The big talking point as a broadcasting moratorium kicked in at lunchtime yesterday was a last-ditch High Court lawsuit brought by Sinn Fein against the independent advisory body, the Referendum Commission.

The party failed in its attempt to have the chair Judge Kevin Feeney retract remarks that Ireland would not have recourse to the proposed European Stability Mechanism (ESM) bailout fund unless the treaty was backed.

Three recent opinion polls have revealed a 60/40 split in favour of the European fiscal treaty among Irish voters but the No side are always boosted by lower voter turnout and whether the middle class vote can be mobilised is likely to determine the outcome.

The Taoiseach has said he was confident, but never over-confident, before polling day but his number two refused to make a call.

Labour Party Minister for Social Protection Joan Burton is the only senior figure to nail her colours to the mast and claim victory for the Yes side.

Ireland is the only country in Europe holding a referendum on the treaty as it is obliged to put major EU reforms to the public test, according to the Constitution.

Its record is unpredictable, having rejected the last two at the first vote only to accept the EU reforms in a re-run the following years. Regardless, the treaty will come into effect with the support of 12 states, with or without Irish support.

Voting has already taken place in some islands off the coast of Ireland - in Donegal voters cast ballots on Monday on Tory, Gola, Inishfree, Inishbofin and on Arranmore which, with 43 voters from an electorate of 173, had its lowest turnout ever.

The Mayo islanders polled on Tuesday while the Aran islanders and others off Connemara voted yesterday and the seven islands off the south-west of Co Cork vote with the rest of the country today.

A total 25 of the 27 European Union states have accepted the text of the treaty - with the exception of the UK and Czech Republic.

Only three states have ratified the treaty in full - Greece, Portugal and Slovenia - while Germany, Poland, Latvia, Romania, Austria and Denmark have begun the process.

If passed, the treaty will see stricter budgetary rules imposed on member states and penalties for those that fail to meet them.

The objective of the treaty is also to keep a control on deficits and ensure greater checks and balances are in place for money in and out of each country.

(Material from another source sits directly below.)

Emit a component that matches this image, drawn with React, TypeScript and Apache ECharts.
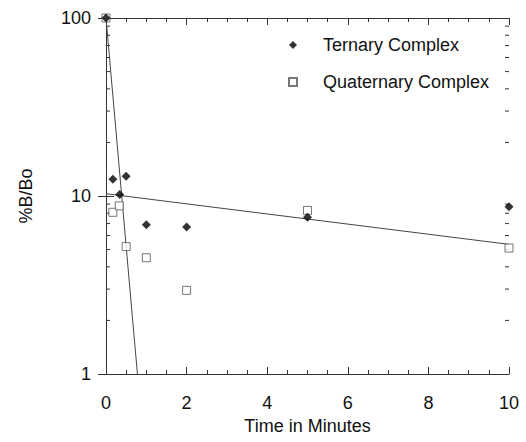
import React, { useEffect, useRef } from "react";
import * as echarts from "echarts";

const ternaryX = [0, 0.17, 0.34, 0.5, 1, 2, 5, 10];
const ternaryY = [100, 12.4, 10.2, 12.9, 6.9, 6.7, 7.6, 8.7];
const quaternaryX = [0, 0.17, 0.33, 0.5, 1, 2, 5, 10];
const quaternaryY = [100, 8.1, 8.8, 5.2, 4.5, 2.95, 8.3, 5.1];
const fastFitX = [0, 0.78];
const fastFitY = [100, 1];
const slowFitX = [0, 10];
const slowFitY = [10.3, 5.35];
const yMinorTicks = [2, 3, 4, 5, 6, 7, 8, 9, 20, 30, 40, 50, 60, 70, 80, 90];

const FONT = "Liberation Sans, Arial, sans-serif";
const AX = "#333";
const TXT = "#111";

export default function App() {
  const ref = useRef<HTMLDivElement>(null);
  useEffect(() => {
    const chart = echarts.init(ref.current!, null, { renderer: "svg" });
    const zip = (xs: number[], ys: number[]) => xs.map((x, i) => [x, ys[i]]);
    const xAxisBase = {
      type: "value",
      min: 0,
      max: 10,
      interval: 2,
      axisLine: { show: true, lineStyle: { color: AX, width: 1 } },
      axisTick: { show: true, inside: true, length: 7, lineStyle: { color: AX } },
      minorTick: { show: true, splitNumber: 4, length: 4, lineStyle: { color: AX } },
      splitLine: { show: false },
    };
    const yAxisBase = {
      type: "log",
      logBase: 10,
      min: 1,
      max: 100,
      axisLine: { show: true, lineStyle: { color: AX, width: 1 } },
      axisTick: { show: true, inside: true, length: 8, lineStyle: { color: AX } },
      splitLine: { show: false },
    };
    chart.setOption({
      animation: false,
      backgroundColor: "#fff",
      textStyle: { fontFamily: FONT },
      grid: { left: 106, right: 17, top: 18, bottom: 68, containLabel: false, outerBoundsMode: "none" },
      legend: {
        orient: "vertical",
        left: 283,
        top: 31,
        itemGap: 19,
        itemWidth: 8,
        itemHeight: 8,
        data: ["Ternary Complex", "Quaternary Complex"],
        textStyle: { fontSize: 18, color: TXT, fontFamily: FONT, padding: [0, 0, 0, 21] },
      },
      xAxis: [
        {
          ...xAxisBase,
          position: "bottom",
          name: "Time in Minutes",
          nameLocation: "middle",
          nameGap: 43,
          nameTextStyle: { fontSize: 18, color: TXT, fontFamily: FONT },
          axisLabel: { fontSize: 18, color: TXT, margin: 20, fontFamily: FONT },
        },
        {
          ...xAxisBase,
          position: "top",
          axisLabel: { show: false },
        },
      ],
      yAxis: [
        {
          ...yAxisBase,
          position: "left",
          name: "%B/Bo",
          nameLocation: "middle",
          nameGap: 71,
          nameTextStyle: { fontSize: 18, color: TXT, fontFamily: FONT },
          axisLabel: { fontSize: 18, color: TXT, margin: 15, fontFamily: FONT },
        },
        {
          ...yAxisBase,
          position: "right",
          axisLabel: { show: false },
        },
      ],
      series: [
        {
          type: "line",
          data: zip(fastFitX, fastFitY),
          symbol: "none",
          lineStyle: { color: "#444", width: 1 },
          silent: true,
          z: 1,
        },
        {
          type: "line",
          data: zip(slowFitX, slowFitY),
          symbol: "none",
          lineStyle: { color: "#444", width: 1 },
          silent: true,
          z: 1,
        },
        {
          name: "Ternary Complex",
          type: "scatter",
          data: zip(ternaryX, ternaryY),
          symbol: "diamond",
          symbolSize: 9,
          itemStyle: { color: "#000" },
          z: 3,
        },
        {
          name: "Quaternary Complex",
          type: "scatter",
          data: zip(quaternaryX, quaternaryY),
          symbol: "rect",
          symbolSize: 8,
          itemStyle: { color: "#fff", borderColor: "#555", borderWidth: 1 },
          z: 2,
        },
        {
          type: "custom",
          silent: true,
          data: yMinorTicks.map((v) => [0, v]),
          renderItem: (params: any, api: any) => {
            const v = api.value(1);
            const l = api.coord([0, v]);
            const r = api.coord([10, v]);
            return {
              type: "group",
              children: [
                { type: "line", shape: { x1: l[0], y1: l[1], x2: l[0] + 4, y2: l[1] }, style: { stroke: AX, lineWidth: 1 } },
                { type: "line", shape: { x1: r[0], y1: r[1], x2: r[0] - 4, y2: r[1] }, style: { stroke: AX, lineWidth: 1 } },
              ],
            };
          },
          z: 1,
        },
      ],
    });
    return () => chart.dispose();
  }, []);
  return (
    <div
      ref={ref}
      style={{ position: "absolute", left: 0, top: 0, width: 526, height: 442 }}
    />
  );
}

The Yes camp, including the Fine Gael, Labour and Fianna Fail parties, has argued that ratification will ensure Ireland has access to emergency funds from Europe should it require a second bailout.

Meanwhile, there was a security alert outside the constituency office of Sinn Fein's vice-president Mary Lou McDonald.

Army bomb experts were sent to the scene at North Strand Road, in north Dublin, just after 10am.

A Defence Forces spokesman said the scene was declared safe before midday and the device was removed to a military location for further examination.